The parting gift of 2021 for me was a little bit of wisdom and understanding. It did not come to me cheaply or quickly, but I still believe it arrived on time.
Intellectually, and from my pervious dabbling with mindfulness mediation, I already understand that life is only the present. Yesterdays are gone, and the future is an uncertain gamble, at best. Those who grasp at moments of past happiness are reconstructing remembered experience in hindsight from the viewpoint of the present. On the other hand, dreams of the future are sometimes just an escape from present discomfort. Living this way is a permanent sleep-walking state. We become completely or partly oblivious of the present moment, either imagining a future that might never arrive, or re-interpreting the past. In either case we are missing the point. Life is moving along in ever-changing patterns of good and bad times. All of them are temporary, and the point of it might not actually be where we have been or where we want to be next. The point is just the journey, the dance we perform and the music we play along the way.
In the past few months I was stuck in such a futile pattern. I came here, to the city of music and culture from a place where I knew I was happy. It was a place where I found love and glimpsed my own version of enlightenment. I missed Kenya. I missed Africa, the sunshine, the people, the coffee, the avocados, the simple uncomplicated life. I felt overwhelmed by learning about my new job, the challenges of raising a demanding teenager, the difficulties of adapting to a different lifestyle, and of simply finding a place for myself in foreign city. Most of all I missed the person that I became when I was fully embraced by my beloved Africa. So I tried hard to recapture that luminous phase of my life, and I grasped at everything I thought I lost. When I went shopping I tried to buy the exact same tools and utensils I had in my previous life. When I lost my beloved chain bracelet I tried to order an exact replica. I looked for Kenyan coffee, to recapture the taste of sunshine and inject life-giving warmth into my cold mornings. I grasped with desperation at memories, at moments where I felt my heart expand to encompass the whole universe, when I reached out to receive the world’s loving embrace. I remembered how well I loved, that I became wholesome in loving, and the universe seemed to hold and lift me, even while my beloved remained aloof and silent. I desperately wanted all that again.

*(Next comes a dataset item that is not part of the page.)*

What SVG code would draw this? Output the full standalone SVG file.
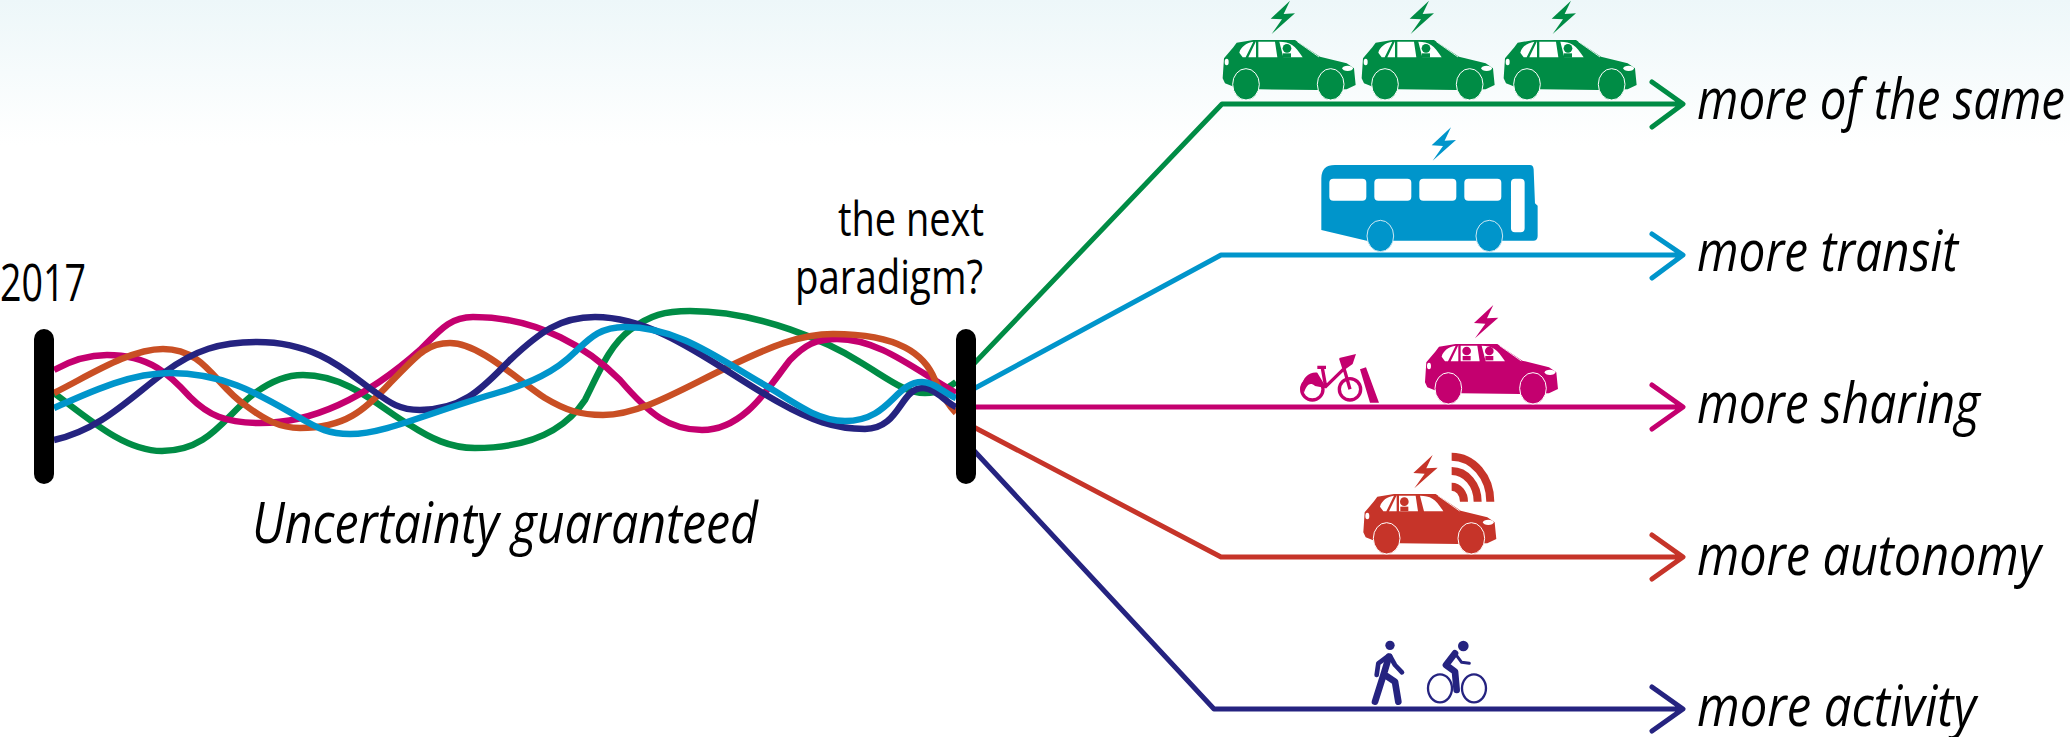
<svg xmlns="http://www.w3.org/2000/svg" width="2070" height="737" viewBox="0 0 2070 737">
<style>
.t{font-family:"Open Sans","Noto Sans","Liberation Sans",sans-serif;font-size:48px;fill:#000;font-weight:400}
.i{font-style:italic;font-size:56px;font-weight:400}
.w{fill:none;stroke-width:6.5;stroke-linejoin:round}
.c{fill:none;stroke-width:5;stroke-linejoin:round;stroke-linecap:round}
.bar{fill:#000}
</style>
<defs>
<linearGradient id="bg" x1="0" y1="0" x2="0" y2="1"><stop offset="0" stop-color="#edf7f9"/><stop offset="1" stop-color="#fff"/></linearGradient>
<path id="bolt" d="M270 2L212 56L246 58L215 102L285 40L251 42Z" fill="currentColor"/>
<g id="car">
<path fill="currentColor" d="M68 235L72 175L100 142L110 128L160 120L285 120L360 170L440 190L462 205L467 255L440 268L352 270L178 268L120 268L75 250Z"/>
<path fill="#fff" d="M118 158C122 140 140 128 160 125L137 172L128 172ZM145 172L168 124L168 172ZM175 125L225 125L232 172L175 172ZM238 125C270 125 285 135 308 172L250 172Z"/>
<path fill="none" stroke="#fff" stroke-width="2.5" d="M292 125L357 171"/>
<ellipse cx="443" cy="205" rx="16" ry="8" fill="#fff"/>
<ellipse cx="80" cy="186" rx="6" ry="10" fill="#fff"/>
<ellipse cx="138" cy="253" rx="40" ry="47" fill="currentColor" stroke="#fff" stroke-width="3"/>
<ellipse cx="392" cy="253" rx="40" ry="47" fill="currentColor" stroke="#fff" stroke-width="3"/>
</g>
<g id="head"><circle cx="0" cy="0" r="13" fill="currentColor"/><rect x="-12" y="15" width="24" height="13" fill="currentColor"/></g>
</defs>
<rect id="background" width="2070" height="145" fill="url(#bg)"/>
<g id="connectors">
<g id="strands">
<path class="w" stroke="#008c45" d="M54 393C90 420 125 451 162 451C210 451 225 415 255 393C270 382 285 375 303 375C350 375 385 412 410 425C430 438 450 448 475 448C530 448 565 430 585 400C600 370 610 345 630 330C650 315 665 311 690 311C760 311 830 343 860 362C890 380 905 393 925 393C940 393 948 388 956 382"/>
<path class="w" stroke="#c4006f" d="M54 370C70 361 88 355 107 355C150 355 170 375 190 397C208 415 225 423 260 423C320 423 375 390 420 350C440 330 450 317 473 317C540 317 590 350 620 380C650 415 670 430 702 430C745 430 770 385 790 360C805 345 815 339 837 339C880 339 915 370 956 393"/>
<path class="w" stroke="#c94f24" d="M54 393C90 375 130 349 163 349C205 349 215 385 245 405C265 420 280 428 300 428C345 428 365 410 390 383C415 358 425 343 450 343C480 343 520 382 545 398C565 410 580 415 603 415C640 415 680 390 730 366C770 347 800 334 833 334C900 334 925 355 935 380C942 395 948 405 956 413"/>
<path class="w" stroke="#252380" d="M54 440C100 430 130 398 165 372C195 350 220 342 257 342C320 342 350 375 375 392C390 403 400 410 420 410C465 410 485 385 510 360C540 332 560 317 595 317C660 317 720 370 780 403C810 420 835 429 865 429C900 429 900 388 923 388C935 388 945 402 956 407"/>
<path class="w" stroke="#0095cb" d="M54 408C90 392 130 373 170 373C225 373 260 395 295 415C320 430 330 434 350 434C385 434 430 412 500 392C530 383 555 372 575 352C590 338 600 327 625 327C680 327 720 360 770 388C800 407 820 421 845 421C890 421 895 382 922 382C935 382 945 394 956 398"/>
</g>
<g id="branches">
<path class="c" stroke="#008c45" d="M966 372L1222 104H1681M1652 82L1683 104L1652 127"/>
<path class="c" stroke="#0095cb" d="M966 393L1221 255H1681M1652 234L1683 255L1652 278"/>
<path class="c" stroke="#c4006f" d="M966 407H1681M1652 385L1683 407L1652 429"/>
<path class="c" stroke="#c63429" d="M966 423L1221 557H1681M1652 535L1683 557L1652 579"/>
<path class="c" stroke="#252380" d="M966 442L1214 709H1681M1652 687L1683 709L1652 731"/>
</g>
</g>
<g id="bar-2017"><rect class="bar" x="34" y="329" width="20" height="155" rx="10"/></g>
<g id="bar-next"><rect class="bar" x="956" y="329" width="20" height="155" rx="10"/></g>
<g id="label-2017"><text class="t" x="0" y="301" font-size="52" style="font-size:52px" textLength="86" lengthAdjust="spacingAndGlyphs">2017</text></g>
<g id="label-next"><text class="t" x="838" y="236" textLength="146" lengthAdjust="spacingAndGlyphs">the next</text><text class="t" x="795" y="294" textLength="188" lengthAdjust="spacingAndGlyphs">paradigm?</text></g>
<g id="label-uncertainty"><text class="t i" x="252" y="543" textLength="506" lengthAdjust="spacingAndGlyphs">Uncertainty guaranteed</text></g>
<g id="same" color="#008c45">
<g transform="translate(1200 0) scale(.3333)"><use href="#bolt"/><use href="#car"/><use href="#head" transform="translate(261 145)"/></g>
<g transform="translate(1339 0) scale(.3333)"><use href="#bolt"/><use href="#car"/><use href="#head" transform="translate(261 145)"/></g>
<g transform="translate(1481 0) scale(.3333)"><use href="#bolt"/><use href="#car"/><use href="#head" transform="translate(261 145)"/></g>
<text class="t i" x="1697" y="119" textLength="368" lengthAdjust="spacingAndGlyphs">more of the same</text>
</g>
<g id="transit" color="#0095cb">
<g transform="translate(1300 110) scale(.3333)">
<path fill="currentColor" fill-rule="evenodd" d="M64 360L64 205Q64 165 105 165L690 165Q700 165 701 178L705 280L713 287L713 378Q713 392 700 392L200 392ZM100 206Q88 206 88 218L88 260Q88 272 100 272L187 272Q199 272 199 260L199 218Q199 206 187 206ZM235 206Q223 206 223 218L223 260Q223 272 235 272L322 272Q334 272 334 260L334 218Q334 206 322 206ZM370 206Q358 206 358 218L358 260Q358 272 370 272L457 272Q469 272 469 260L469 218Q469 206 457 206ZM505 206Q493 206 493 218L493 260Q493 272 505 272L592 272Q604 272 604 260L604 218Q604 206 592 206ZM645 206Q633 206 633 218L633 355Q633 367 645 367L662 367Q674 367 674 355L674 218Q674 206 662 206Z"/>
<ellipse cx="241" cy="378" rx="40" ry="47" fill="currentColor" stroke="#cfe9f3" stroke-width="3"/>
<ellipse cx="568" cy="378" rx="40" ry="47" fill="currentColor" stroke="#cfe9f3" stroke-width="3"/>
<use href="#bolt" transform="translate(183 50)"/>
</g>
<text class="t i" x="1697" y="271" textLength="261" lengthAdjust="spacingAndGlyphs">more transit</text>
</g>
<g id="sharing" color="#c4006f">
<g transform="translate(1280 290) scale(.3333)">
<g transform="translate(367 42)"><use href="#bolt" transform="translate(3 1)"/><use href="#car"/><use href="#head" transform="translate(193 141)"/><use href="#head" transform="translate(261 141)"/></g>
<g fill="none" stroke="currentColor" stroke-width="10" stroke-linejoin="round">
<circle cx="97" cy="298" r="32"/><circle cx="210" cy="298" r="32"/>
<path d="M127 234L137 290L190 238M112 232H138M182 205L195 245L210 298" />
</g>
<path fill="currentColor" d="M66 295C66 260 90 245 112 248L140 295L105 288C90 275 80 285 72 308ZM178 204L228 192L218 222L196 238ZM240 238L258 232L297 338L270 338Z"/>
</g>
<text class="t i" x="1697" y="423" textLength="283" lengthAdjust="spacingAndGlyphs">more sharing</text>
</g>
<g id="autonomy" color="#c63429">
<g transform="translate(1340 440) scale(.3333)">
<g transform="translate(2 42)"><use href="#car"/><use href="#head" transform="translate(191 143)"/></g>
<use href="#bolt" transform="translate(8 43)"/>
<g fill="none" stroke="currentColor" stroke-width="24"><path d="M335 140A37 45 0 0 1 372 185M335 93A78 92 0 0 1 413 185M335 50A116 135 0 0 1 451 185"/></g>
</g>
<text class="t i" x="1697" y="575" textLength="344" lengthAdjust="spacingAndGlyphs">more autonomy</text>
</g>
<g id="activity" color="#252380">
<g transform="translate(1340 630) scale(.3333)">
<g fill="currentColor"><circle cx="150" cy="46" r="14"/><circle cx="370" cy="48" r="16"/></g>
<g fill="none" stroke="currentColor" stroke-linecap="round" stroke-linejoin="round">
<path stroke-width="14" d="M145 78L115 100L110 135M150 78L165 105L186 127"/>
<path stroke-width="20" d="M147 80L132 130L105 215M135 135L165 155L175 215"/>
<ellipse cx="300" cy="175" rx="36" ry="42" stroke-width="7"/><ellipse cx="402" cy="175" rx="36" ry="42" stroke-width="7"/>
<path stroke-width="20" d="M345 70L318 105L345 125L350 180"/>
<path stroke-width="9" d="M345 70L365 97L388 100"/>
</g>
</g>
<text class="t i" x="1697" y="726" textLength="279" lengthAdjust="spacingAndGlyphs">more activity</text>
</g>
</svg>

The inevitable failure of my grasping phase came in little pointers and signs. The replacement bracelet was expensive and underwhelming, not at all like the one I lost, and the tools and utensils became useless white elephants, unsuitable for my modern European apartment. The coffee tasted like cardboard, and did not live up to my idolised version of African coffee. Each little failure was another loss, and another reason to wallow in misery and grasp even more at the past. In Kenya, I thought, everything fell into place for me, whereas here, everything went wrong. My spirit suffered as well. My attempts at recapturing the spiritual heights I experienced through running, yoga and meditation were half-hearted to non-existent. My heart felt closed and constricted and no longer capable of unconditional loving. I regained my cynicism in matters of the heart and started to re-interpret my emotional experience more rationally.
Comparing my present state of mind with the past one I remembered was jarring and unsettling. Sometimes I felt like I fell from grace, and descended from paradise to earthly suffering. At other times I thought that I must have been floating on an opioid cloud for the past six years, and just sobered up now to cold reality.
Eventually, and perhaps with the help of a lecture I listened to from Alan Watts, it dawned on me that neither my emotional nor my rational interpretations were correct. I simply failed to understand one basic lessons. Life is a flowing river, and it is a bad idea to grasp at flowing water. The clenching fingers fail to hold a single drop, and the tense limbs are no match for strong currents. That lesson holds for some things in the physical world too, like trying to fall asleep or trying hard to float in a pool. Trying too hard is sometimes the surest guarantee of failure.
Today, I have decided to float freely and stop grasping. However, in doing that, I also want to remember that I should not try too hard. True acceptance after all, is the absence of resistance, and sometimes the pull of the past will still be felt, but I need to understand it for what it is, an illusion, a re-imagining of the past from the viewpoint of the present.
There will always be things that I can, and should, work harder at, like getting more exercise or practicing meditation. But the present experience should be the heart of the practice. I should enjoy the meditation session, the single run, and the yoga lesson. And while the end goal of running another marathon or getting fit and flexible in my middle age years could work as a motivator, the end goal is not as important as the present experience. My present moment is all I have, and I will make it count.